Information shown ▸
================
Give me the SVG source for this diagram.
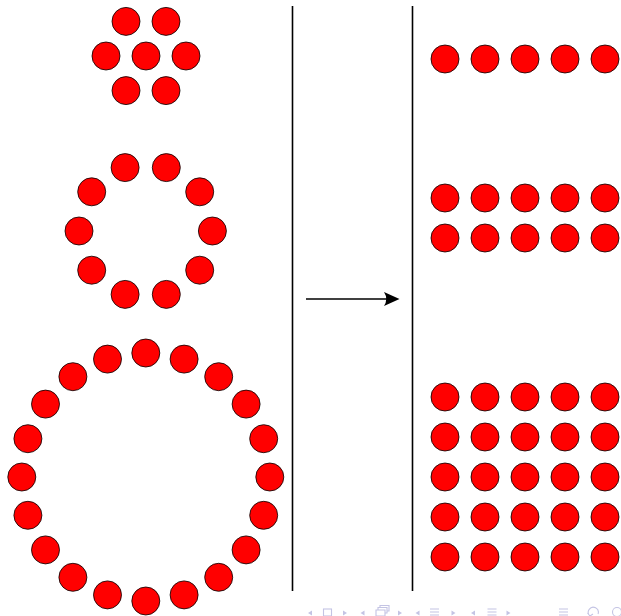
<svg xmlns="http://www.w3.org/2000/svg" width="621" height="616" viewBox="0 0 621 616">
<style>
.b{fill:#ff0000;stroke:#000;stroke-width:0.8}
.sep{stroke:#000;stroke-width:1.6;fill:none}
.nav{fill:#c4c4e4;stroke:none}
.navs{fill:none;stroke:#c4c4e4;stroke-width:1.1}
</style>
<defs>
<circle id="c" r="14" class="b"/>
</defs>
<rect width="621" height="616" fill="#fff"/>
<g id="hexCluster">
<use href="#c" x="126" y="21.4"/><use href="#c" x="166" y="21.4"/>
<use href="#c" x="106" y="56"/><use href="#c" x="146" y="56"/><use href="#c" x="186" y="56"/>
<use href="#c" x="126" y="90.6"/><use href="#c" x="166" y="90.6"/>
</g>
<g id="ring10">
<use href="#c" x="166.3" y="167.6"/><use href="#c" x="199.7" y="191.8"/><use href="#c" x="212.4" y="231"/>
<use href="#c" x="199.7" y="270.2"/><use href="#c" x="166.3" y="294.4"/><use href="#c" x="125.1" y="294.4"/>
<use href="#c" x="91.7" y="270.2"/><use href="#c" x="79" y="231"/><use href="#c" x="91.7" y="191.8"/>
<use href="#c" x="125.1" y="167.6"/>
</g>
<g id="ring20">
<use href="#c" x="145.8" y="353"/><use href="#c" x="184.1" y="359.1"/><use href="#c" x="218.7" y="376.7"/>
<use href="#c" x="246.1" y="404.1"/><use href="#c" x="263.7" y="438.7"/><use href="#c" x="269.8" y="477"/>
<use href="#c" x="263.7" y="515.3"/><use href="#c" x="246.1" y="549.9"/><use href="#c" x="218.7" y="577.3"/>
<use href="#c" x="184.1" y="594.9"/><use href="#c" x="145.8" y="601"/><use href="#c" x="107.5" y="594.9"/>
<use href="#c" x="72.9" y="577.3"/><use href="#c" x="45.5" y="549.9"/><use href="#c" x="27.9" y="515.3"/>
<use href="#c" x="21.8" y="477"/><use href="#c" x="27.9" y="438.7"/><use href="#c" x="45.5" y="404.1"/>
<use href="#c" x="72.9" y="376.7"/><use href="#c" x="107.5" y="359.1"/>
</g>
<g id="separators">
<line class="sep" x1="292.5" y1="6" x2="292.5" y2="591"/>
<line class="sep" x1="412.5" y1="6" x2="412.5" y2="591"/>
</g>
<g id="connectors">
<line x1="306" y1="299" x2="390" y2="299" stroke="#000" stroke-width="1.3"/>
<path d="M399.5,299 L384,292 Q388.5,299 384,306 Z" fill="#000"/>
</g>
<g id="row1x5">
<use href="#c" x="445" y="59"/><use href="#c" x="485" y="59"/><use href="#c" x="525" y="59"/><use href="#c" x="565" y="59"/><use href="#c" x="605" y="59"/>
</g>
<g id="grid2x5">
<use href="#c" x="445" y="198"/><use href="#c" x="485" y="198"/><use href="#c" x="525" y="198"/><use href="#c" x="565" y="198"/><use href="#c" x="605" y="198"/>
<use href="#c" x="445" y="238"/><use href="#c" x="485" y="238"/><use href="#c" x="525" y="238"/><use href="#c" x="565" y="238"/><use href="#c" x="605" y="238"/>
</g>
<g id="grid5x5">
<use href="#c" x="445" y="397"/><use href="#c" x="485" y="397"/><use href="#c" x="525" y="397"/><use href="#c" x="565" y="397"/><use href="#c" x="605" y="397"/>
<use href="#c" x="445" y="437"/><use href="#c" x="485" y="437"/><use href="#c" x="525" y="437"/><use href="#c" x="565" y="437"/><use href="#c" x="605" y="437"/>
<use href="#c" x="445" y="477"/><use href="#c" x="485" y="477"/><use href="#c" x="525" y="477"/><use href="#c" x="565" y="477"/><use href="#c" x="605" y="477"/>
<use href="#c" x="445" y="517"/><use href="#c" x="485" y="517"/><use href="#c" x="525" y="517"/><use href="#c" x="565" y="517"/><use href="#c" x="605" y="517"/>
<use href="#c" x="445" y="557"/><use href="#c" x="485" y="557"/><use href="#c" x="525" y="557"/><use href="#c" x="565" y="557"/><use href="#c" x="605" y="557"/>
</g>
<g id="navigation">
<path class="nav" d="M308,613 L312,610.5 L312,615.5 Z"/>
<rect class="navs" x="323.5" y="609" width="8" height="7"/>
<path class="nav" d="M347,613 L343,610.5 L343,615.5 Z"/>
<path class="nav" d="M360.5,613 L364.5,610.5 L364.5,615.5 Z"/>
<path class="navs" d="M376,616 V610 H385 V616 Z M378,610 V607.5 H387 V613 H385 M380,607.5 V605.5 H389 V611 H387"/>
<path class="nav" d="M402,613 L398,610.5 L398,615.5 Z"/>
<path class="nav" d="M415.5,613 L419.5,610.5 L419.5,615.5 Z"/>
<path class="navs" d="M430,609 H439 M430,612 H439 M430,615 H439"/>
<path class="nav" d="M455.5,613 L451.5,610.5 L451.5,615.5 Z"/>
<path class="nav" d="M471,613 L475,610.5 L475,615.5 Z"/>
<path class="navs" d="M487.5,609 H496.5 M487.5,612 H496.5 M487.5,615 H496.5"/>
<path class="nav" d="M510.5,613 L506.5,610.5 L506.5,615.5 Z"/>
<path class="navs" d="M559,609 H568 M559,612 H568 M559,615 H568"/>
<path class="navs" d="M590,616 A5,5 0 1 1 598,614 M587.5,613 L590,616 L593,614"/>
<circle class="navs" cx="617" cy="612" r="4.5"/>
</g>
</svg>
================
Task ▸ Repeat the data exactly in full, omitting its pictures.

Reply to the task ▸
Give me the SVG source for this diagram.
<svg xmlns="http://www.w3.org/2000/svg" width="621" height="616" viewBox="0 0 621 616">
<style>
.b{fill:#ff0000;stroke:#000;stroke-width:0.8}
.sep{stroke:#000;stroke-width:1.6;fill:none}
.nav{fill:#c4c4e4;stroke:none}
.navs{fill:none;stroke:#c4c4e4;stroke-width:1.1}
</style>
<defs>
<circle id="c" r="14" class="b"/>
</defs>
<rect width="621" height="616" fill="#fff"/>
<g id="hexCluster">
<use href="#c" x="126" y="21.4"/><use href="#c" x="166" y="21.4"/>
<use href="#c" x="106" y="56"/><use href="#c" x="146" y="56"/><use href="#c" x="186" y="56"/>
<use href="#c" x="126" y="90.6"/><use href="#c" x="166" y="90.6"/>
</g>
<g id="ring10">
<use href="#c" x="166.3" y="167.6"/><use href="#c" x="199.7" y="191.8"/><use href="#c" x="212.4" y="231"/>
<use href="#c" x="199.7" y="270.2"/><use href="#c" x="166.3" y="294.4"/><use href="#c" x="125.1" y="294.4"/>
<use href="#c" x="91.7" y="270.2"/><use href="#c" x="79" y="231"/><use href="#c" x="91.7" y="191.8"/>
<use href="#c" x="125.1" y="167.6"/>
</g>
<g id="ring20">
<use href="#c" x="145.8" y="353"/><use href="#c" x="184.1" y="359.1"/><use href="#c" x="218.7" y="376.7"/>
<use href="#c" x="246.1" y="404.1"/><use href="#c" x="263.7" y="438.7"/><use href="#c" x="269.8" y="477"/>
<use href="#c" x="263.7" y="515.3"/><use href="#c" x="246.1" y="549.9"/><use href="#c" x="218.7" y="577.3"/>
<use href="#c" x="184.1" y="594.9"/><use href="#c" x="145.8" y="601"/><use href="#c" x="107.5" y="594.9"/>
<use href="#c" x="72.9" y="577.3"/><use href="#c" x="45.5" y="549.9"/><use href="#c" x="27.9" y="515.3"/>
<use href="#c" x="21.8" y="477"/><use href="#c" x="27.9" y="438.7"/><use href="#c" x="45.5" y="404.1"/>
<use href="#c" x="72.9" y="376.7"/><use href="#c" x="107.5" y="359.1"/>
</g>
<g id="separators">
<line class="sep" x1="292.5" y1="6" x2="292.5" y2="591"/>
<line class="sep" x1="412.5" y1="6" x2="412.5" y2="591"/>
</g>
<g id="connectors">
<line x1="306" y1="299" x2="390" y2="299" stroke="#000" stroke-width="1.3"/>
<path d="M399.5,299 L384,292 Q388.5,299 384,306 Z" fill="#000"/>
</g>
<g id="row1x5">
<use href="#c" x="445" y="59"/><use href="#c" x="485" y="59"/><use href="#c" x="525" y="59"/><use href="#c" x="565" y="59"/><use href="#c" x="605" y="59"/>
</g>
<g id="grid2x5">
<use href="#c" x="445" y="198"/><use href="#c" x="485" y="198"/><use href="#c" x="525" y="198"/><use href="#c" x="565" y="198"/><use href="#c" x="605" y="198"/>
<use href="#c" x="445" y="238"/><use href="#c" x="485" y="238"/><use href="#c" x="525" y="238"/><use href="#c" x="565" y="238"/><use href="#c" x="605" y="238"/>
</g>
<g id="grid5x5">
<use href="#c" x="445" y="397"/><use href="#c" x="485" y="397"/><use href="#c" x="525" y="397"/><use href="#c" x="565" y="397"/><use href="#c" x="605" y="397"/>
<use href="#c" x="445" y="437"/><use href="#c" x="485" y="437"/><use href="#c" x="525" y="437"/><use href="#c" x="565" y="437"/><use href="#c" x="605" y="437"/>
<use href="#c" x="445" y="477"/><use href="#c" x="485" y="477"/><use href="#c" x="525" y="477"/><use href="#c" x="565" y="477"/><use href="#c" x="605" y="477"/>
<use href="#c" x="445" y="517"/><use href="#c" x="485" y="517"/><use href="#c" x="525" y="517"/><use href="#c" x="565" y="517"/><use href="#c" x="605" y="517"/>
<use href="#c" x="445" y="557"/><use href="#c" x="485" y="557"/><use href="#c" x="525" y="557"/><use href="#c" x="565" y="557"/><use href="#c" x="605" y="557"/>
</g>
<g id="navigation">
<path class="nav" d="M308,613 L312,610.5 L312,615.5 Z"/>
<rect class="navs" x="323.5" y="609" width="8" height="7"/>
<path class="nav" d="M347,613 L343,610.5 L343,615.5 Z"/>
<path class="nav" d="M360.5,613 L364.5,610.5 L364.5,615.5 Z"/>
<path class="navs" d="M376,616 V610 H385 V616 Z M378,610 V607.5 H387 V613 H385 M380,607.5 V605.5 H389 V611 H387"/>
<path class="nav" d="M402,613 L398,610.5 L398,615.5 Z"/>
<path class="nav" d="M415.5,613 L419.5,610.5 L419.5,615.5 Z"/>
<path class="navs" d="M430,609 H439 M430,612 H439 M430,615 H439"/>
<path class="nav" d="M455.5,613 L451.5,610.5 L451.5,615.5 Z"/>
<path class="nav" d="M471,613 L475,610.5 L475,615.5 Z"/>
<path class="navs" d="M487.5,609 H496.5 M487.5,612 H496.5 M487.5,615 H496.5"/>
<path class="nav" d="M510.5,613 L506.5,610.5 L506.5,615.5 Z"/>
<path class="navs" d="M559,609 H568 M559,612 H568 M559,615 H568"/>
<path class="navs" d="M590,616 A5,5 0 1 1 598,614 M587.5,613 L590,616 L593,614"/>
<circle class="navs" cx="617" cy="612" r="4.5"/>
</g>
</svg>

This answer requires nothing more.